Dataset items:
■ ■ ■ ■ ■
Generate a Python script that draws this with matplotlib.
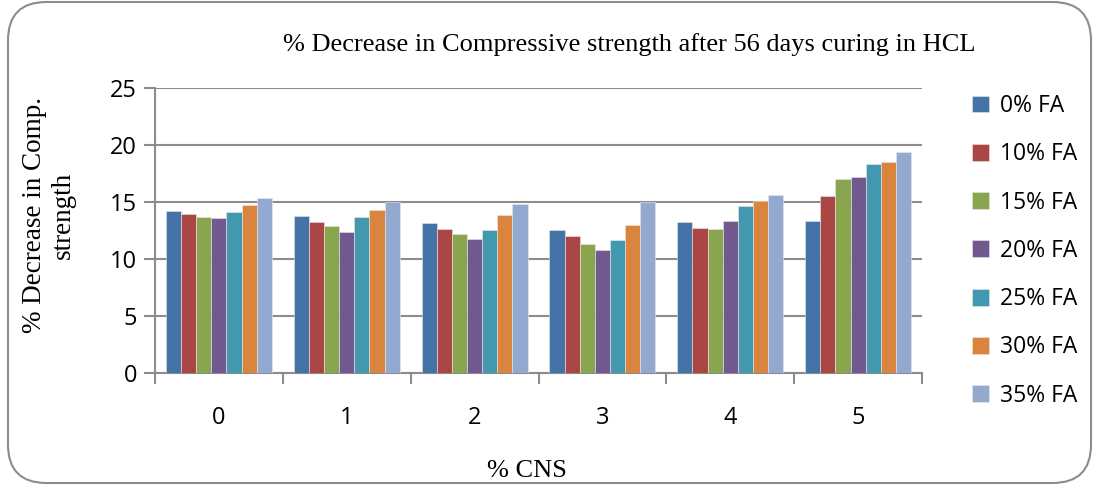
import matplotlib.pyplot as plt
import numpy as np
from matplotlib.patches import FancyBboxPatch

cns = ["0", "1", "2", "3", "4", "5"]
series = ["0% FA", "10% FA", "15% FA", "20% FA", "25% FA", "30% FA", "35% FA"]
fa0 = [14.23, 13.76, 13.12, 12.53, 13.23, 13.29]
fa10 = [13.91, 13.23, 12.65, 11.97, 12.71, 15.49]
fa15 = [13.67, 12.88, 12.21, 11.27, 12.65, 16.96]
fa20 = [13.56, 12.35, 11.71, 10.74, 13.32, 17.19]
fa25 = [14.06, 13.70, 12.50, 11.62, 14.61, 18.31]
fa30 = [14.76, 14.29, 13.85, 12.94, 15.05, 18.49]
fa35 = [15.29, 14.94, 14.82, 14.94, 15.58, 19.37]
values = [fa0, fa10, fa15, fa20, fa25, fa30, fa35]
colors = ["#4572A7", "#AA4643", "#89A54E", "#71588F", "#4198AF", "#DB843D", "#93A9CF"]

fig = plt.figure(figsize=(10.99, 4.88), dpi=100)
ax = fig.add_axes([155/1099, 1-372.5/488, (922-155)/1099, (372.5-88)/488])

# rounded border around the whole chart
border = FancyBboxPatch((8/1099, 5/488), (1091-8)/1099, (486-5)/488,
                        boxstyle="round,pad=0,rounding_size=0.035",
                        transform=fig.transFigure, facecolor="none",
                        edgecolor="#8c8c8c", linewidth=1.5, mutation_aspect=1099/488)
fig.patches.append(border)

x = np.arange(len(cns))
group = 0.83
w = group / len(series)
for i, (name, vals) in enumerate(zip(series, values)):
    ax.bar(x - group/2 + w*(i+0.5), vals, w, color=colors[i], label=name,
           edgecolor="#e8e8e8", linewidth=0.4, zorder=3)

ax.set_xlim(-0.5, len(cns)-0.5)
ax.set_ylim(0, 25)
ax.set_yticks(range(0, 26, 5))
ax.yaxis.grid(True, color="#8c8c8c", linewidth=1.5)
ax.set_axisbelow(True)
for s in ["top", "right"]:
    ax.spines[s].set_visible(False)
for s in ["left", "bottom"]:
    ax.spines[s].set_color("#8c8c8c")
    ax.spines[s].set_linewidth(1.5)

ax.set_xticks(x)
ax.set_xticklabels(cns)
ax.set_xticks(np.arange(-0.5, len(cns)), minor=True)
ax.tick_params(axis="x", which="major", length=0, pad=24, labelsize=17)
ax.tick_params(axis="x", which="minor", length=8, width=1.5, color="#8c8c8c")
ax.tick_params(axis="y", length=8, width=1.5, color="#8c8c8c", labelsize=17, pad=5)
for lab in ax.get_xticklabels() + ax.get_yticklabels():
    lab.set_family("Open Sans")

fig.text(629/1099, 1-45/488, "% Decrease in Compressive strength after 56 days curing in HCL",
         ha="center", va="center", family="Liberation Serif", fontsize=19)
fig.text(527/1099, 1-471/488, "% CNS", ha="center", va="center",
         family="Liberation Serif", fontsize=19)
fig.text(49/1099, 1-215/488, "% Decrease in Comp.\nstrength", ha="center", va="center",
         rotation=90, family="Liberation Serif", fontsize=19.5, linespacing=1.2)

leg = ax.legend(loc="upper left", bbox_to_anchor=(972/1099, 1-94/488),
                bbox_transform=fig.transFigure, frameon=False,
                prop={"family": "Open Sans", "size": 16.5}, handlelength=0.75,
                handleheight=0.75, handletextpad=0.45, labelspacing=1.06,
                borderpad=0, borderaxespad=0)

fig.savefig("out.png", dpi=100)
■ ■ ■ ■ ■
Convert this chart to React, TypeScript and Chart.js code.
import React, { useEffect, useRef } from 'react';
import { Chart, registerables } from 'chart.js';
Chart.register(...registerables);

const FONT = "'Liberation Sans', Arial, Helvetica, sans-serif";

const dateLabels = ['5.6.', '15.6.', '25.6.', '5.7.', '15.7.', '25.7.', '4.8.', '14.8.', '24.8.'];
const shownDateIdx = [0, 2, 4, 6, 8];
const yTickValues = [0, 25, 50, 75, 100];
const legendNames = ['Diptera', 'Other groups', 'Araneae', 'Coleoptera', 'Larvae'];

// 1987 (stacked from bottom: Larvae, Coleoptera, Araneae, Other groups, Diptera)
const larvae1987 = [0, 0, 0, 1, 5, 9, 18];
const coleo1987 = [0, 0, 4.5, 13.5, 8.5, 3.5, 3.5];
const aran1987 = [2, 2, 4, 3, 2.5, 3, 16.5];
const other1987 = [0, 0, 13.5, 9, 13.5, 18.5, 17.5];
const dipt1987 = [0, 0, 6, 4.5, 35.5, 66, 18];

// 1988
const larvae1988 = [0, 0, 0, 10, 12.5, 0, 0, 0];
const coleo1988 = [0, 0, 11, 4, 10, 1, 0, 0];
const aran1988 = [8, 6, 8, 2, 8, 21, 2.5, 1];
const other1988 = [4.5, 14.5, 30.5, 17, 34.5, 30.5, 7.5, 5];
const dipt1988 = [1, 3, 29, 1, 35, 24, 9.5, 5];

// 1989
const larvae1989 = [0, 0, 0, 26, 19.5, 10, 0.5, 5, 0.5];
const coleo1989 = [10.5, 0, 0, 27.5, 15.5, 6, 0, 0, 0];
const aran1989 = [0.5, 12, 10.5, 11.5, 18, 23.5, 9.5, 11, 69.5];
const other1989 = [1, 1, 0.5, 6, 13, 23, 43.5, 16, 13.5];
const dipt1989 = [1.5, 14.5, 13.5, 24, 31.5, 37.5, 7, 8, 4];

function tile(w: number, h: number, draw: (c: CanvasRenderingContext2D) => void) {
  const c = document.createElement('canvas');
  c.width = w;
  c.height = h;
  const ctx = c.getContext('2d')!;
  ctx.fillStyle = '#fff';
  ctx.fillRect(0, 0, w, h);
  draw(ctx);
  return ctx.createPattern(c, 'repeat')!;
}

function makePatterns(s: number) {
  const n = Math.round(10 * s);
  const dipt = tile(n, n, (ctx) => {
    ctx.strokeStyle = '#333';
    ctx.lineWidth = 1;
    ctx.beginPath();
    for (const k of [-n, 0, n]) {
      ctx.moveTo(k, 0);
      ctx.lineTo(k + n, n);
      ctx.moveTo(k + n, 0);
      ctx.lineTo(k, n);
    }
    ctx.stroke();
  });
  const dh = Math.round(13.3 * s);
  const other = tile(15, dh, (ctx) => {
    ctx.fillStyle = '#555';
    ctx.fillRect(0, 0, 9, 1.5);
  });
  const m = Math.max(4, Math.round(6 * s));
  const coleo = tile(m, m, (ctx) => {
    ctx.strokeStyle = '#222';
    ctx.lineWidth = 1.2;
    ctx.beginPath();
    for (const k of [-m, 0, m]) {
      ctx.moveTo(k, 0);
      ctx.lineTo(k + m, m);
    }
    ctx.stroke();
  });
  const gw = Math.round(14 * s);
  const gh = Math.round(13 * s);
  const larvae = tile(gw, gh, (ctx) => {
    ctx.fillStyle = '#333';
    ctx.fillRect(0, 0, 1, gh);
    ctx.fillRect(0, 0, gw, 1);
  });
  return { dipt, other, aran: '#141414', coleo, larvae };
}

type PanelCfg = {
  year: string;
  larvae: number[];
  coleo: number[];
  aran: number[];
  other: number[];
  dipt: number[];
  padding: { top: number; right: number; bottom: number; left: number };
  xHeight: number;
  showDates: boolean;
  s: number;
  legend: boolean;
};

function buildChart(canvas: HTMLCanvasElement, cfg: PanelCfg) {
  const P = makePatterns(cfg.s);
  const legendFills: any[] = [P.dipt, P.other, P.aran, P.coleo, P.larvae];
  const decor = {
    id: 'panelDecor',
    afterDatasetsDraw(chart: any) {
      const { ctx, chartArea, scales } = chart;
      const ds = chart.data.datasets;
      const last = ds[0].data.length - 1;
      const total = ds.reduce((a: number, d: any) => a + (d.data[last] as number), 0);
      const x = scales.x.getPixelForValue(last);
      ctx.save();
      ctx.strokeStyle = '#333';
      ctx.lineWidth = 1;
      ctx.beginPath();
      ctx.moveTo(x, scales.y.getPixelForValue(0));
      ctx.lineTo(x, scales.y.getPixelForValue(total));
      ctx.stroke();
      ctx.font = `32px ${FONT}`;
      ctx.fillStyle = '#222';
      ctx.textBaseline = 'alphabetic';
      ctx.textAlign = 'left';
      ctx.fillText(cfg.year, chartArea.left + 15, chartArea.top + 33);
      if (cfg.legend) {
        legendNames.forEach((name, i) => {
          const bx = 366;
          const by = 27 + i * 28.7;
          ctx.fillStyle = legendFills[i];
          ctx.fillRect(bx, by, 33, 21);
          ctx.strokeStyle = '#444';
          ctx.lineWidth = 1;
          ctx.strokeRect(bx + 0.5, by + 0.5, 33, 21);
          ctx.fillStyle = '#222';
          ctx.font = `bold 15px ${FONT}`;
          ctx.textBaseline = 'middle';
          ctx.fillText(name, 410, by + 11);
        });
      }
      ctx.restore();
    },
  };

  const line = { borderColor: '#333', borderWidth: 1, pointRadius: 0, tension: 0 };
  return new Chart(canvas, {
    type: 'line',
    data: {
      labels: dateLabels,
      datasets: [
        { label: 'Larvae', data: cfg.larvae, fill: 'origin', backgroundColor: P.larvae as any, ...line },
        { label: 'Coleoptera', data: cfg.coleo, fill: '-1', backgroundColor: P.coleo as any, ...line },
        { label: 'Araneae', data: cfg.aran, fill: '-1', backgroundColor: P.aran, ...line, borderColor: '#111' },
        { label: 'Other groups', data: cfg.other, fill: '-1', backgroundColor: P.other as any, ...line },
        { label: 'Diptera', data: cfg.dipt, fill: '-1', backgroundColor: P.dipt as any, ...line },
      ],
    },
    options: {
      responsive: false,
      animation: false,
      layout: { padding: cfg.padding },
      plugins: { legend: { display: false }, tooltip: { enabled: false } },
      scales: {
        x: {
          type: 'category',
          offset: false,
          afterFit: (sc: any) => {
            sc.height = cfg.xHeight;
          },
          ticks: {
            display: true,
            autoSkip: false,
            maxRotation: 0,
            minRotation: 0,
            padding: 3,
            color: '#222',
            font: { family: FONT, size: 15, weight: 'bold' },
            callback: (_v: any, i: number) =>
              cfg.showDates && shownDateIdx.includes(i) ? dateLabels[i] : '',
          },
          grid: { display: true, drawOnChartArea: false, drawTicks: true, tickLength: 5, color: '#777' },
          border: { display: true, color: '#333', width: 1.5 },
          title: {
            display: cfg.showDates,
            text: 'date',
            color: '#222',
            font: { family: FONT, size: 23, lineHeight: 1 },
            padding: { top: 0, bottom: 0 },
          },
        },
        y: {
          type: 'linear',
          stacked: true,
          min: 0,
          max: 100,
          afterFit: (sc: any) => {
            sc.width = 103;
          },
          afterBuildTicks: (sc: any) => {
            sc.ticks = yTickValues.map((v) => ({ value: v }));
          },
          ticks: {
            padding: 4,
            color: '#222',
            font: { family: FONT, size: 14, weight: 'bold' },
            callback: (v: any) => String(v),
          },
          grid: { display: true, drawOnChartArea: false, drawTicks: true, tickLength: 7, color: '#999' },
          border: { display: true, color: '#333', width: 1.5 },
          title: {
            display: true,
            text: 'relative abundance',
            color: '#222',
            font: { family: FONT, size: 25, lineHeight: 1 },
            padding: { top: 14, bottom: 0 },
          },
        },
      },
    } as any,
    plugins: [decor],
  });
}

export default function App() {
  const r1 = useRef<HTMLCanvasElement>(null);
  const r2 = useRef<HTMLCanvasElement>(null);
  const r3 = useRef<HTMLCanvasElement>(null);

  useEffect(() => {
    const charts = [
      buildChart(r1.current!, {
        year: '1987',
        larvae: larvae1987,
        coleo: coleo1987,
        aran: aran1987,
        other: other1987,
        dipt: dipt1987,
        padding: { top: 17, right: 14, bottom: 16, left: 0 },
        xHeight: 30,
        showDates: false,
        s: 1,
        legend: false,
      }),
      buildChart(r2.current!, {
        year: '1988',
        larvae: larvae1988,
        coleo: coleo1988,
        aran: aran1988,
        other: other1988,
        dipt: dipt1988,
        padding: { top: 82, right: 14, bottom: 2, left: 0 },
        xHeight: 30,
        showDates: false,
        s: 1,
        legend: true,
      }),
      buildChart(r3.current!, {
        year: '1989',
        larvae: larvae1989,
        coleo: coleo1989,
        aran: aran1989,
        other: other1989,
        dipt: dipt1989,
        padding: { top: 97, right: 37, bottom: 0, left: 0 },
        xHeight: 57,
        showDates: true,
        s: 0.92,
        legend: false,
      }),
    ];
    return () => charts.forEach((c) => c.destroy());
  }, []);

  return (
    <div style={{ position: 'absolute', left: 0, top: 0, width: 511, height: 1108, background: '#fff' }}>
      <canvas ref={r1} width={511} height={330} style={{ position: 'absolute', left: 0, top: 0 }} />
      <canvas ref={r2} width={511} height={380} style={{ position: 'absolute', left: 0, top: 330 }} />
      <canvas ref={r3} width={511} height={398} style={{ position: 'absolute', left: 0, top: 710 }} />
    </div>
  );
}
■ ■ ■ ■ ■
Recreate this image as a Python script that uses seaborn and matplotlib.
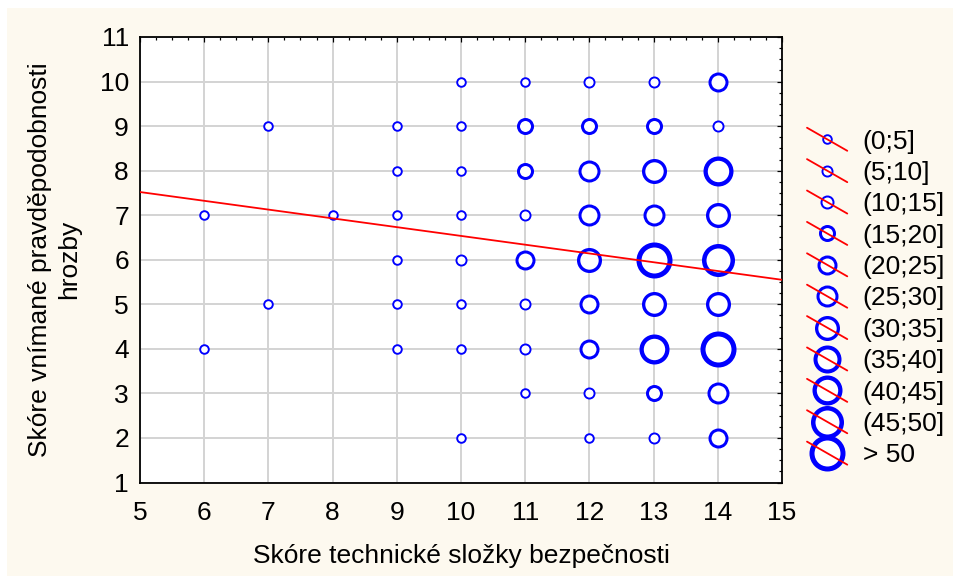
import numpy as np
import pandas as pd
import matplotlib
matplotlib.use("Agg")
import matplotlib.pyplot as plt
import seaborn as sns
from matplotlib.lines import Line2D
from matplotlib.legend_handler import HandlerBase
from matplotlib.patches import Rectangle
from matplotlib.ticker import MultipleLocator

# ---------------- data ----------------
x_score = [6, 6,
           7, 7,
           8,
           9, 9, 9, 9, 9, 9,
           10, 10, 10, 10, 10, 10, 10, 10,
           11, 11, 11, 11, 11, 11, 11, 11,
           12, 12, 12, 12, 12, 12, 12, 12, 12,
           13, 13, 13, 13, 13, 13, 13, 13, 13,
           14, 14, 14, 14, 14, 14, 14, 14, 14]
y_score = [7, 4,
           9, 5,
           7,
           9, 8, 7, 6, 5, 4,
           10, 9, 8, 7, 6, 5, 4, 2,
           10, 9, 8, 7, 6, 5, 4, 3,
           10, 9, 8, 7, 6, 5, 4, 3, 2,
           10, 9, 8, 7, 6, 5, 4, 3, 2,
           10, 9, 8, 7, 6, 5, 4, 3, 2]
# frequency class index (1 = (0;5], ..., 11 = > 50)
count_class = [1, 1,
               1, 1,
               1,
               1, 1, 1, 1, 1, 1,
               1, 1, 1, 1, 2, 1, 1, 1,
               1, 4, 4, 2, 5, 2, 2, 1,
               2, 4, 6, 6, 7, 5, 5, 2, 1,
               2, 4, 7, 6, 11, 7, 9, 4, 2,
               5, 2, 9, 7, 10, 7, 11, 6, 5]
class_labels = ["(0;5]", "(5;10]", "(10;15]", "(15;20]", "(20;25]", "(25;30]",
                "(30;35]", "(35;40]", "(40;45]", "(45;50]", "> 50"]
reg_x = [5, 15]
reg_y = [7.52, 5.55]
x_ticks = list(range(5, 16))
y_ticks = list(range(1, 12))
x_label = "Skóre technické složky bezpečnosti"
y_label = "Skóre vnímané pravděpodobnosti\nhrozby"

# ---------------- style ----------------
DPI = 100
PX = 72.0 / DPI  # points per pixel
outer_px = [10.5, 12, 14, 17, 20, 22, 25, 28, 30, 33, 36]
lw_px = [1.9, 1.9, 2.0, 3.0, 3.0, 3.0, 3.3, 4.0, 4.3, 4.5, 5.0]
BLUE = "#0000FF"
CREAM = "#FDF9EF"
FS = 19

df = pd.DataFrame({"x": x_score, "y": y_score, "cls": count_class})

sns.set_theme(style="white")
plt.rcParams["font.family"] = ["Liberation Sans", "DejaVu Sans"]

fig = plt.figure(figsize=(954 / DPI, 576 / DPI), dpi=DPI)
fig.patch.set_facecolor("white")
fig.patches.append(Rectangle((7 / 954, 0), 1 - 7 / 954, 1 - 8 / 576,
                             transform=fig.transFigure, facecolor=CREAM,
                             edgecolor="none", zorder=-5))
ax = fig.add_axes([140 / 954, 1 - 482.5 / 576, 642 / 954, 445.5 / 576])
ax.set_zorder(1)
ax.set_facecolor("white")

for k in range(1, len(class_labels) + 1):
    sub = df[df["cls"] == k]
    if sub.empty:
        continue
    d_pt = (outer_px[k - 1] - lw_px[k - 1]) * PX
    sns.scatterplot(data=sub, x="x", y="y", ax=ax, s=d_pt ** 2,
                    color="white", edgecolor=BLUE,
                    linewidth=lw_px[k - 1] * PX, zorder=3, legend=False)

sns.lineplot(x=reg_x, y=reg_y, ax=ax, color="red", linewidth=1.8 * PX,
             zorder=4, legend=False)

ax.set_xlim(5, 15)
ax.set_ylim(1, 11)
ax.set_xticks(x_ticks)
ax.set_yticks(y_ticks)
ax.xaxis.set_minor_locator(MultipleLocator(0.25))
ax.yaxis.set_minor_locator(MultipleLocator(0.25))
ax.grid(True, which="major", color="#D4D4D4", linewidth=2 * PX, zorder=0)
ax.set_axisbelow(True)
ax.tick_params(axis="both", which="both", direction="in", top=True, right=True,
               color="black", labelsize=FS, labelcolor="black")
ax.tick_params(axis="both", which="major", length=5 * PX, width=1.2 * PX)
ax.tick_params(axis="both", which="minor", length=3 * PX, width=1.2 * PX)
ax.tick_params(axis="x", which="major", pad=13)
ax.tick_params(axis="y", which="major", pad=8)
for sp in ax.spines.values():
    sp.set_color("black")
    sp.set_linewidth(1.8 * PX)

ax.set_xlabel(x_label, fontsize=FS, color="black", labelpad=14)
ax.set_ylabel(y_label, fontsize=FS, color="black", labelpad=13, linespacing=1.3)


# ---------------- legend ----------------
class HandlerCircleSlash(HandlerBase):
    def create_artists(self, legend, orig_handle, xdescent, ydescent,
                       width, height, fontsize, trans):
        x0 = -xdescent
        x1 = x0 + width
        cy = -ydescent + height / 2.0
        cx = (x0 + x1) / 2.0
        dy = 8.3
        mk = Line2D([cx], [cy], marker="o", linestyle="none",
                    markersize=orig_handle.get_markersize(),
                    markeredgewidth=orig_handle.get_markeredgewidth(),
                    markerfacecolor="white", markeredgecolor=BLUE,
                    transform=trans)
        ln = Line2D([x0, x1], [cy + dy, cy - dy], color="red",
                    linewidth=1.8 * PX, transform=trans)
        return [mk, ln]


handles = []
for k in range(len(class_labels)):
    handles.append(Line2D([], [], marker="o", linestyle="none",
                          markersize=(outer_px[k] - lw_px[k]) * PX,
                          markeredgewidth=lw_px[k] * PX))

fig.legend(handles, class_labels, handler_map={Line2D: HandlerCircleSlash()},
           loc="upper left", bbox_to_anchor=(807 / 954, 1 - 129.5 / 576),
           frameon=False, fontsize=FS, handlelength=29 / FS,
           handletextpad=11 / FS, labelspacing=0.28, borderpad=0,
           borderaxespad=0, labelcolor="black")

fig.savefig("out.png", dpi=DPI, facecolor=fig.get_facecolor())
■ ■ ■ ■ ■
Go back to the listing above and reproduce, exactly, the stretch from the line bearing "Generate a Python" through the line bearing "from matplotlib.patches import FancyBboxPatch", without its pictures.

_SOLVED EXERCISE_
Generate a Python script that draws this with matplotlib.
import matplotlib.pyplot as plt
import numpy as np
from matplotlib.patches import FancyBboxPatch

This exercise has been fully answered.